§ **WHAT IS BEING ASKED**: Pictures do not belong in the output. Reproduce exactly the lines from the start of the records through the line with "const rightTicks = [3, 8, 1];".

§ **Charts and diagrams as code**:
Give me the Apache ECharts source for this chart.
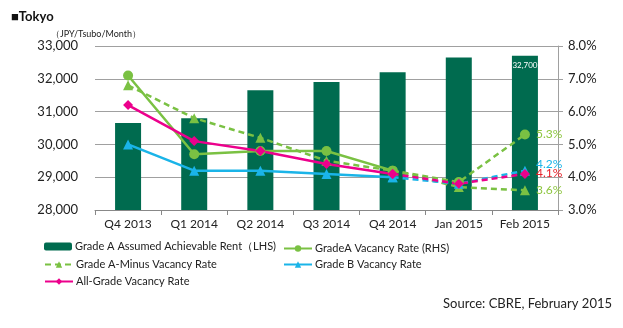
<!DOCTYPE html>
<html><head><meta charset="utf-8">
<script src="https://cdn.jsdelivr.net/npm/echarts@6/dist/echarts.min.js"></script>
<style>html,body{margin:0;padding:0;background:#fff}#c{width:623px;height:328px}</style>
</head><body><div id="c"></div>
<script>
const categories = ['Q4 2013','Q1 2014','Q2 2014','Q3 2014','Q4 2014','Jan 2015','Feb 2015'];
const rentGradeA = [30650, 30800, 31650, 31900, 32200, 32650, 32700];
const vacGradeA = [7.1, 4.7, 4.8, 4.8, 4.2, 3.85, 5.3];
const vacGradeAMinus = [6.8, 5.8, 5.2, 4.5, 4.2, 3.7, 3.6];
const vacGradeB = [5.0, 4.2, 4.2, 4.1, 4.0, 3.8, 4.2];
const vacAllGrade = [6.2, 5.1, 4.8, 4.4, 4.1, 3.8, 4.1];
const leftTicks = [28000, 33000, 1000];
const rightTicks = [3, 8, 1];

const FONT = 'Lato';
const cGreenDark = '#006B4F', cGreen = '#7AC143', cBlue = '#1AB4E8', cPink = '#EC008C';
const split = 4;
function solidPart(a){return a.map((v,i)=>i<=split?v:null);}
function dashPart(a){return a.map((v,i)=>i>=split?v:null);}
function endLabel(a, text, color, dy){
  return a.map((v,i)=> i===a.length-1 ? {value:v, label:{show:true, position:'right', distance:6, offset:[0,dy], formatter:text, color:color, fontSize:12, fontFamily:FONT}} : v);
}
function lineSeries(name, data, color, symbol, size, dashed){
  return {name, type:'line', yAxisIndex:1, data, connectNulls:false,
    symbol, symbolSize:size, z:5,
    lineStyle:{color, width:2.5, type: dashed?[6,4]:'solid'},
    itemStyle:{color}};
}
const pct = v => v.toFixed(1)+'%';
const series = [
  {name:'Grade A Assumed Achievable Rent（LHS)', type:'bar', yAxisIndex:0, data: rentGradeA.map((v,i)=> i===rentGradeA.length-1 ? {value:v, label:{show:true, position:'insideTop', distance:6, color:'#fff', fontSize:8, fontFamily:FONT, formatter: p=>p.value.toLocaleString('en-US')}} : v),
    barWidth:26, itemStyle:{color:cGreenDark}, z:2},
  lineSeries('GradeA Vacancy Rate (RHS)', solidPart(vacGradeA), cGreen, 'circle', 10, false),
  lineSeries('gA2', endLabel(dashPart(vacGradeA), pct(vacGradeA[6]), '#8DC63F', 0), cGreen, 'circle', 10, true),
  lineSeries('Grade A-Minus Vacancy Rate', endLabel(vacGradeAMinus, pct(vacGradeAMinus[6]), '#8DC63F', 0), cGreen, 'triangle', 10, true),
  lineSeries('Grade B Vacancy Rate', solidPart(vacGradeB), cBlue, 'triangle', 10, false),
  lineSeries('gB2', endLabel(dashPart(vacGradeB), pct(vacGradeB[6]), '#1AB4E8', -7), cBlue, 'triangle', 10, true),
  lineSeries('All-Grade Vacancy Rate', solidPart(vacAllGrade), cPink, 'diamond', 10, false),
  lineSeries('all2', endLabel(dashPart(vacAllGrade), pct(vacAllGrade[6]), '#E8202A', -1), cPink, 'diamond', 10, true),
];
const legendText = {fontSize:11, color:'#222', fontFamily:FONT, padding:[0,0,0,-2]};
function lg(name, left, top){
  return {data:[name], left, top, itemWidth:28, itemHeight:8, itemGap:0, textStyle:legendText, selectedMode:false, padding:0};
}
const chart = echarts.init(document.getElementById('c'));
chart.setOption({
  animation:false,
  title:[
    {text:'■Tokyo', left:6, top:5, textStyle:{fontSize:13, fontWeight:'bold', color:'#111', fontFamily:FONT}},
    {text:'（JPY/Tsubo/Month）', left:46, top:25, textStyle:{fontSize:9, fontWeight:'normal', color:'#222', fontFamily:FONT}},
    {text:'Source: CBRE, February 2015', right:6, top:292, textStyle:{fontSize:13, fontWeight:'normal', color:'#222', fontFamily:FONT}}
  ],
  legend:[
    lg('Grade A Assumed Achievable Rent（LHS)', 44, 241),
    lg('GradeA Vacancy Rate (RHS)', 283, 243),
    lg('Grade A-Minus Vacancy Rate', 44, 259),
    lg('Grade B Vacancy Rate', 283, 259),
    lg('All-Grade Vacancy Rate', 44, 276)
  ],
  grid:{left:95, right:65, top:46, bottom:118},
  xAxis:{type:'category', data:categories,
    axisLine:{lineStyle:{color:'#888'}}, axisTick:{show:true, lineStyle:{color:'#888'}},
    axisLabel:{color:'#222', fontSize:12, fontFamily:FONT, margin:8}},
  yAxis:[
    {type:'value', min:leftTicks[0], max:leftTicks[1], interval:leftTicks[2],
      axisLine:{show:false}, axisTick:{show:false},
      splitLine:{lineStyle:{color:'#A0A0A0'}},
      axisLabel:{color:'#222', fontSize:13, fontFamily:FONT, margin:17, formatter:v=>v.toLocaleString('en-US')}},
    {type:'value', min:rightTicks[0], max:rightTicks[1], interval:rightTicks[2],
      axisLine:{show:true, lineStyle:{color:'#A0A0A0'}}, axisTick:{show:true, length:5, lineStyle:{color:'#A0A0A0'}},
      splitLine:{show:false},
      axisLabel:{color:'#222', fontSize:13, fontFamily:FONT, margin:10, formatter:v=>v.toFixed(1)+'%'}}
  ],
  series
});
</script></body></html>
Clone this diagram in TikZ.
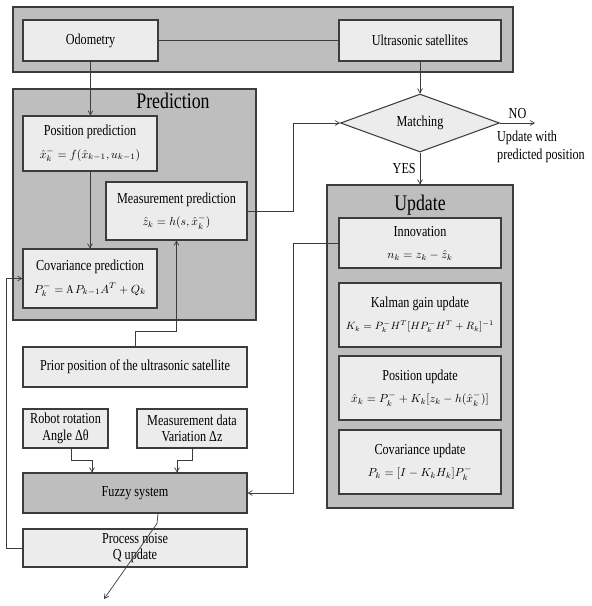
\documentclass[tikz,border=0pt]{standalone}
\usepackage{amsmath}
\usepackage{fontspec}
\setmainfont{Liberation Serif}[FakeStretch=0.8]
\usetikzlibrary{arrows,calc,shapes.geometric}
\definecolor{panelgray}{RGB}{190,190,190}
\definecolor{boxgray}{RGB}{236,236,236}
\definecolor{linegray}{RGB}{60,60,60}
\tikzset{box/.style={draw=linegray, line width=0.9pt, fill=boxgray, align=center, inner sep=1pt, font=\fontsize{13}{14}\selectfont}}
\tikzset{panel/.style={draw=linegray, line width=0.9pt, fill=panelgray}}
\tikzset{ttl/.style={font=\fontsize{19}{19}\selectfont}}
\tikzset{l/.style={font=\fontsize{13}{15}\selectfont}}
\tikzset{wire/.style={draw=linegray, line width=0.6pt, >=angle 60}}
\newcommand{\kfeq}[1]{{\fontsize{10}{11}\selectfont$#1$}}

\begin{document}
\begin{tikzpicture}[x=0.03cm, y=-0.03cm]
    \useasboundingbox (0,0) rectangle (592,606);
    % panels
    \node[panel, minimum width=15cm, minimum height=1.95cm] (band) at (263,39.5) {};
    \node[panel, minimum width=7.29cm, minimum height=6.93cm] (predp) at (134.5,204.5) {};
    \node[panel, minimum width=5.58cm, minimum height=9.69cm] (updp) at (420,346.5) {};
    \node[ttl] (predt) at (173,101) {Prediction};
    \node[ttl] (updt) at (420,205) {Update};

    % top row
    \node[box, minimum width=4.05cm, minimum height=1.23cm] (odo) at (90.5,40.5) {Odometry};
    \node[box, minimum width=4.86cm, minimum height=1.23cm] (us) at (420,40.5) {Ultrasonic satellites};

    % prediction
    \node[box, minimum width=4.02cm, minimum height=1.65cm] (pp) at (90,143.5)
      {Position prediction\\[5pt]\kfeq{\hat{x}_k^- = f(\hat{x}_{k-1}, u_{k-1})}};
    \node[box, minimum width=4.23cm, minimum height=1.74cm] (mp) at (176.5,211)
      {Measurement prediction\\[5pt]\kfeq{\hat{z}_k = h(s, \hat{x}_k^-)}};
    \node[box, minimum width=4.02cm, minimum height=1.77cm] (cp) at (90,278.5)
      {Covariance prediction\\[5pt]\kfeq{P_k^- = \mathrm{A}P_{k-1}A^T + Q_k}};

    % matching
    \node[draw=linegray, line width=0.9pt, fill=boxgray, diamond, aspect=2.7, inner sep=0pt,
      minimum width=4.77cm, minimum height=1.74cm, l] (match) at (420,123) {Matching};
    \coordinate (no) at (535,123);
    \node[l, align=left] (nolbl) at (541,147) {Update with\\predicted position};

    % update
    \node[box, minimum width=4.86cm, minimum height=1.5cm] (inn) at (420,243)
      {Innovation\\[5pt]\kfeq{n_k = z_k - \hat{z}_k}};
    \node[box, minimum width=4.86cm, minimum height=1.92cm] (kg) at (420,315)
      {Kalman gain update\\[5pt]{\fontsize{9}{10}\selectfont$K_k = P_k^- H^T [H P_k^- H^T + R_k]^{-1}$}};
    \node[box, minimum width=4.86cm, minimum height=1.92cm] (pu) at (420,388)
      {Position update\\[5pt]\kfeq{\hat{x}_k = P_k^- + K_k[z_k - h(\hat{x}_k^-)]}};
    \node[box, minimum width=4.86cm, minimum height=1.92cm] (cu) at (420,462)
      {Covariance update\\[5pt]\kfeq{P_k = [I - K_k H_k] P_k^-}};

    % lower left
    \node[box, minimum width=6.72cm, minimum height=1.2cm] (pr) at (135,367)
      {Prior position of the ultrasonic satellite};
    \node[box, minimum width=2.55cm, minimum height=1.17cm] (rb) at (65.5,428.5)
      {Robot rotation\\Angle Δθ};
    \node[box, minimum width=3.3cm, minimum height=1.17cm] (md) at (192,428.5)
      {Measurement data\\Variation Δz};
    \node[box, fill=panelgray, minimum width=6.72cm, minimum height=1.2cm] (fz) at (135,493)
      {Fuzzy system};
    \node[box, minimum width=6.72cm, minimum height=1.14cm] (pn) at (135,548)
      {Process noise\\Q update};

    % connectors
    \coordinate (c1) at (293,123);
    \coordinate (c2) at (293,493);
    \coordinate (out) at (104,599);
    \draw[wire] (odo.east) -- (us.west);
    \draw[wire, ->] (odo.south) -- (odo.south |- pp.north);
    \draw[wire, ->] (us.south) -- (match.north);
    \draw[wire, ->] (pp.south) -- (cp.north);
    \draw[wire, ->] (mp.east) -| (c1) -- (match.west);
    \draw[wire, ->] (match.east) -- node[above, l] {NO} (no);
    \draw[wire, ->] (match.south) -- node[left, l] {YES} (updp.north);
    \draw[wire, ->] (inn.west) -| (c2) -- (fz.east);
    \draw[wire, ->] (pr.north) -- ++(0,-15) -| (mp.south);
    \draw[wire, ->] ($(rb.south)+(6,0)$) -- ++(0,12) -| ($(fz.north)+(-43,0)$);
    \draw[wire, ->] (md.south) -- ++(0,12) -| ($(fz.north)+(42,0)$);
    \draw[wire, ->] (pn.west) -- ++(-16,0) |- (cp.west);
    \draw[wire, ->] ($(fz.south)+(23,0)$) -- ++(-1,10) -- (out);
\end{tikzpicture}
\end{document}
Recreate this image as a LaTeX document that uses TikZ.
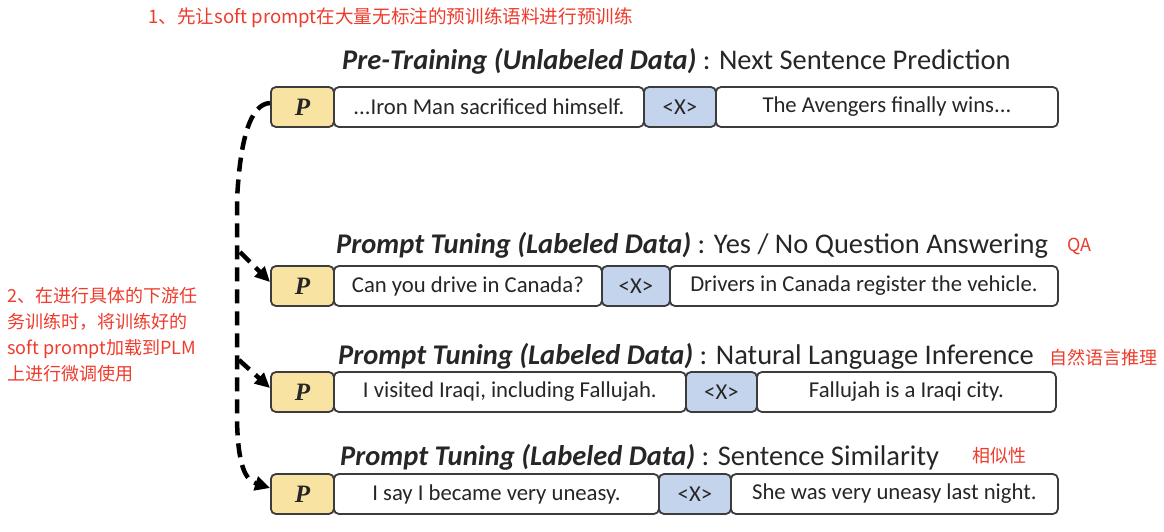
\documentclass[tikz,border=0pt]{standalone}
\usepackage{fontspec}
\setmainfont{Carlito}
\newfontfamily\cjk{Noto Sans CJK SC}
\newfontfamily\tnr{Liberation Serif}
\usetikzlibrary{arrows.meta}
\definecolor{pyellow}{HTML}{F8E3A3}
\definecolor{xblue}{HTML}{C3D4EC}
\definecolor{bord}{HTML}{3C3C3C}
\definecolor{note}{HTML}{EE3B2B}
\begin{document}
\begin{tikzpicture}[x=1pt,y=-1pt,
  box/.style={draw=bord,line width=1.8pt,rounded corners=5pt,minimum height=40pt,inner sep=0pt,anchor=west,text=black!85,font=\fontsize{22.7}{26}\selectfont},
  pbox/.style={box,fill=pyellow,minimum width=63pt,font=\fontsize{25}{26}\selectfont\tnr\bfseries\itshape},
  xbox/.style={box,fill=xblue},
  tbox/.style={box,fill=white},
  ttl/.style={anchor=west,inner sep=0pt,text=black!85,font=\fontsize{28.5}{32}\selectfont},
  red/.style={text=note,inner sep=0pt,font=\fontsize{18}{26}\selectfont\cjk},
  dashlink/.style={line width=4.5pt,dash pattern=on 14pt off 8pt,-{Triangle[length=15pt,width=14pt]}}
]
\useasboundingbox (0,0) rectangle (1164,531);

\node[red,anchor=west,font=\fontsize{18.6}{26}\selectfont\cjk] (n1) at (148,18) {1、先让soft prompt在大量无标注的预训练语料进行预训练};
\node[red,anchor=north west,align=left] (n2) at (7,287) {2、在进行具体的下游任\\务训练时，将训练好的\\soft prompt加载到PLM\\上进行微调使用};

% row 1
\node[ttl] (t1) at (342,61) {\textbf{\textit{Pre-Training (Unlabeled Data)}} : Next Sentence Prediction};
\node[pbox] (p1) at (270,107) {P};
\node[tbox,minimum width=310pt] (a1) at (333,107) {...Iron Man sacrificed himself.};
\node[xbox,minimum width=72pt] (x1) at (643,107) {<X>};
\node[tbox,minimum width=342pt] (b1) at (715,107) {The Avengers finally wins...};

% row 2
\node[ttl] (t2) at (336,245) {\textbf{\textit{Prompt Tuning (Labeled Data)}} : Yes / No Question Answering};
\node[red,anchor=west] (q2) at (1067,246) {QA};
\node[pbox] (p2) at (270,286) {P};
\node[tbox,minimum width=268pt] (a2) at (333,286) {Can you drive in Canada?};
\node[xbox,minimum width=68pt] (x2) at (601,286) {<X>};
\node[tbox,minimum width=388pt] (b2) at (669,286) {Drivers in Canada register the vehicle.};

% row 3
\node[ttl] (t3) at (338,356) {\textbf{\textit{Prompt Tuning (Labeled Data)}} : Natural Language Inference};
\node[red,anchor=west] (q3) at (1049,358) {自然语言推理};
\node[pbox] (p3) at (270,392) {P};
\node[tbox,minimum width=352pt] (a3) at (333,392) {I visited Iraqi, including Fallujah.};
\node[xbox,minimum width=71pt] (x3) at (685,392) {<X>};
\node[tbox,minimum width=299pt] (b3) at (756,392) {Fallujah is a Iraqi city.};

% row 4
\node[ttl] (t4) at (340,457) {\textbf{\textit{Prompt Tuning (Labeled Data)}} : Sentence Similarity};
\node[red,anchor=west] (q4) at (972,456) {相似性};
\node[pbox] (p4) at (270,494) {P};
\node[tbox,minimum width=325pt] (a4) at (333,494) {I say I became very uneasy.};
\node[xbox,minimum width=72pt] (x4) at (658,494) {<X>};
\node[tbox,minimum width=327pt] (b4) at (730,494) {She was very uneasy last night.};

% dashed connectors
\coordinate (s2) at (240,252);
\coordinate (s3) at (239,360);
\draw[dashlink] ([yshift=4pt]p1.west) .. controls (250,104) and (240,140) .. (237,200)
  -- (237,420) .. controls (238,465) and (245,480) .. ([yshift=6pt]p4.west);
\draw[dashlink] (s2) -- ([yshift=4pt]p2.west);
\draw[dashlink] (s3) -- ([yshift=4pt]p3.west);
\end{tikzpicture}
\end{document}
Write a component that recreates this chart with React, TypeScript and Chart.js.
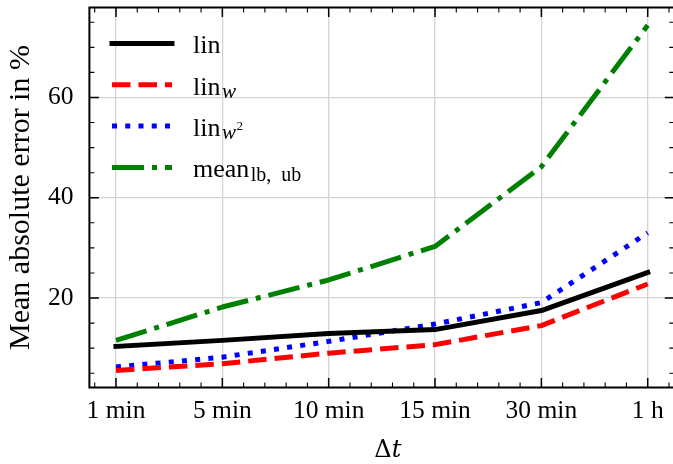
import React, { useEffect, useRef } from "react";
import { Chart, registerables } from "chart.js";

Chart.register(...registerables);

// ---- data ----
const categories = ["1 min", "5 min", "10 min", "15 min", "30 min", "1 h"];
const linValues = [10.35, 11.55, 12.9, 13.7, 17.5, 25.1];
const linWValues = [5.56, 6.9, 9.0, 10.7, 14.5, 22.8];
const linW2Values = [6.24, 8.2, 11.35, 14.8, 19.1, 33.0];
const meanValues = [11.55, 18.2, 23.6, 30.3, 46.2, 74.4];
const yMajorTicks = [20, 40, 60];

// legend label pieces: base text, subscript, subscript italic?, superscript on subscript
const legendBase = ["lin", "lin", "lin", "mean"];
const legendSub = ["", "w", "w", "lb, ub"];
const legendSubItalic = [false, true, true, false];
const legendSup = ["", "", "2", ""];

const yTitle = "Mean absolute error in %";
const xTitleUpright = "Δ";
const xTitleItalic = "t";

const SERIF = "'Liberation Serif', 'Times New Roman', serif";
const MATH = "'DejaVu Serif', serif";

const W = 680;
const H = 464;

const framePlugin = {
  id: "frame",
  afterDatasetsDraw(chart: any) {
    const { ctx, chartArea } = chart;
    const { left, right, top, bottom } = chartArea;
    const xs = chart.scales.x;
    const ys = chart.scales.y;
    ctx.save();
    ctx.strokeStyle = "#000";
    const majL = 9.5;
    const minL = 5;
    ctx.lineWidth = 1.5;
    categories.forEach((_, i) => {
      const px = xs.getPixelForValue(i);
      ctx.beginPath();
      ctx.moveTo(px, bottom);
      ctx.lineTo(px, bottom - majL);
      ctx.moveTo(px, top);
      ctx.lineTo(px, top + majL);
      ctx.stroke();
    });
    yMajorTicks.forEach((v) => {
      const py = ys.getPixelForValue(v);
      ctx.beginPath();
      ctx.moveTo(left, py);
      ctx.lineTo(left + majL, py);
      ctx.moveTo(right, py);
      ctx.lineTo(right - majL, py);
      ctx.stroke();
    });
    ctx.lineWidth = 1.1;
    for (let k = -1; k <= 26; k++) {
      if (k % 5 === 0) continue;
      const v = k * 0.2;
      if (v < xs.min || v > xs.max) continue;
      const px = xs.getPixelForValue(v);
      ctx.beginPath();
      ctx.moveTo(px, bottom);
      ctx.lineTo(px, bottom - minL);
      ctx.moveTo(px, top);
      ctx.lineTo(px, top + minL);
      ctx.stroke();
    }
    for (let v = 5; v <= 75; v += 5) {
      if (v % 20 === 0) continue;
      if (v < ys.min || v > ys.max) continue;
      const py = ys.getPixelForValue(v);
      ctx.beginPath();
      ctx.moveTo(left, py);
      ctx.lineTo(left + minL, py);
      ctx.moveTo(right, py);
      ctx.lineTo(right - minL, py);
      ctx.stroke();
    }
    ctx.lineWidth = 2;
    ctx.strokeRect(left, top, right - left, bottom - top);

    // legend
    const rowY0 = 43.5;
    const rowStep = 41.3;
    const x0 = 112;
    const x1 = 172;
    const tx = 193;
    chart.data.datasets.forEach((ds: any, i: number) => {
      const y = rowY0 + i * rowStep;
      ctx.save();
      ctx.strokeStyle = ds.borderColor;
      ctx.lineWidth = ds.borderWidth;
      ctx.setLineDash(ds.borderDash || []);
      ctx.lineCap = ds.borderCapStyle || "butt";
      ctx.beginPath();
      ctx.moveTo(x0, y);
      ctx.lineTo(x1, y);
      ctx.stroke();
      ctx.restore();
      const base = y + 9.8;
      ctx.fillStyle = "#000";
      ctx.textBaseline = "alphabetic";
      ctx.textAlign = "left";
      ctx.font = `26px ${SERIF}`;
      ctx.fillText(legendBase[i], tx, base);
      let cx = tx + ctx.measureText(legendBase[i]).width + 1.5;
      if (legendSub[i]) {
        ctx.font = `${legendSubItalic[i] ? "italic " : ""}${legendSubItalic[i] ? 21 : 20}px ${SERIF}`;
        const parts = legendSub[i].split(" ");
        parts.forEach((p, j) => {
          ctx.fillText(p, cx, base + 3.5);
          cx += ctx.measureText(p).width + (j < parts.length - 1 ? 10 : 0.5);
        });
      }
      if (legendSup[i]) {
        ctx.font = `13px ${SERIF}`;
        ctx.fillText(legendSup[i], cx, base - 6);
      }
    });

    // x-axis title
    const fs = 24;
    ctx.font = `${fs}px ${MATH}`;
    const wD = ctx.measureText(xTitleUpright).width;
    ctx.font = `italic ${fs}px ${MATH}`;
    const wT = ctx.measureText(xTitleItalic).width;
    const cxT = (left + right) / 2 + 6;
    const sx = cxT - (wD + wT) / 2;
    ctx.font = `${fs}px ${MATH}`;
    ctx.fillText(xTitleUpright, sx, 456.5);
    ctx.font = `italic ${fs}px ${MATH}`;
    ctx.fillText(xTitleItalic, sx + wD, 456.5);
    ctx.restore();
  },
};

const zeroPad = (s: any) => {
  s.paddingTop = 0;
  s.paddingBottom = 0;
  s.paddingLeft = 0;
  s.paddingRight = 0;
};

export default function App() {
  const ref = useRef<HTMLCanvasElement | null>(null);
  useEffect(() => {
    if (!ref.current) return;
    const mk = (vals: number[]) => vals.map((v, i) => ({ x: i, y: v }));
    const base = {
      borderWidth: 5,
      borderJoinStyle: "round",
      pointRadius: 0,
      tension: 0,
      fill: false,
    };
    const chart = new Chart(ref.current, {
      type: "line",
      data: {
        datasets: [
          { ...base, label: "lin", data: mk(linValues), borderColor: "#000000", borderDash: [], borderCapStyle: "square" },
          { ...base, label: "lin_w", data: mk(linWValues), borderColor: "#ff0000", borderDash: [18.5, 8], borderCapStyle: "butt" },
          { ...base, label: "lin_w2", data: mk(linW2Values), borderColor: "#0000ff", borderDash: [5, 8.25], borderCapStyle: "butt" },
          { ...base, label: "mean_lb,ub", data: mk(meanValues), borderColor: "#008000", borderDash: [32, 8, 5, 8], borderCapStyle: "butt" },
        ] as any,
      },
      options: {
        responsive: false,
        animation: false,
        maintainAspectRatio: false,
        devicePixelRatio: 1,
        layout: { autoPadding: false, padding: { left: 0, top: 7.5, right: W - 674.3, bottom: 0 } },
        plugins: {
          legend: { display: false },
          tooltip: { enabled: false },
        },
        scales: {
          x: {
            type: "linear",
            min: -0.25,
            max: 5.25,
            afterBuildTicks: (s: any) => {
              s.ticks = categories.map((_, i) => ({ value: i }));
            },
            afterFit: (s: any) => {
              s.height = H - 387.5;
              zeroPad(s);
            },
            ticks: {
              autoSkip: false,
              maxRotation: 0,
              minRotation: 0,
              padding: 8.5,
              color: "#000",
              font: { family: SERIF, size: 25.5 },
              callback: (v: any) => categories[Math.round(Number(v))] ?? "",
            },
            grid: { color: "#d4d4d4", lineWidth: 1.3, drawTicks: false },
            border: { display: false },
          },
          y: {
            type: "linear",
            min: 2.15,
            max: 77.95,
            afterBuildTicks: (s: any) => {
              s.ticks = yMajorTicks.map((v) => ({ value: v }));
            },
            afterFit: (s: any) => {
              s.width = 89.4;
              zeroPad(s);
            },
            ticks: {
              padding: 16,
              color: "#000",
              font: { family: SERIF, size: 25.5 },
            },
            grid: { color: "#d4d4d4", lineWidth: 1.3, drawTicks: false },
            border: { display: false },
            title: {
              display: true,
              text: yTitle,
              color: "#000",
              font: { family: SERIF, size: 30 },
              padding: { top: 3.6, bottom: 0 },
            },
          },
        },
      } as any,
      plugins: [framePlugin],
    });
    return () => chart.destroy();
  }, []);
  return (
    <div style={{ position: "fixed", left: 0, top: 0, width: W, height: H, background: "#fff" }}>
      <canvas ref={ref} width={W} height={H} style={{ width: W, height: H, display: "block" }} />
    </div>
  );
}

§ **REPLY**:
Give me the Apache ECharts source for this chart.
<!DOCTYPE html>
<html><head><meta charset="utf-8">
<script src="https://cdn.jsdelivr.net/npm/echarts@6/dist/echarts.min.js"></script>
<style>html,body{margin:0;padding:0;background:#fff}#c{width:623px;height:328px}</style>
</head><body><div id="c"></div>
<script>
const categories = ['Q4 2013','Q1 2014','Q2 2014','Q3 2014','Q4 2014','Jan 2015','Feb 2015'];
const rentGradeA = [30650, 30800, 31650, 31900, 32200, 32650, 32700];
const vacGradeA = [7.1, 4.7, 4.8, 4.8, 4.2, 3.85, 5.3];
const vacGradeAMinus = [6.8, 5.8, 5.2, 4.5, 4.2, 3.7, 3.6];
const vacGradeB = [5.0, 4.2, 4.2, 4.1, 4.0, 3.8, 4.2];
const vacAllGrade = [6.2, 5.1, 4.8, 4.4, 4.1, 3.8, 4.1];
const leftTicks = [28000, 33000, 1000];
const rightTicks = [3, 8, 1];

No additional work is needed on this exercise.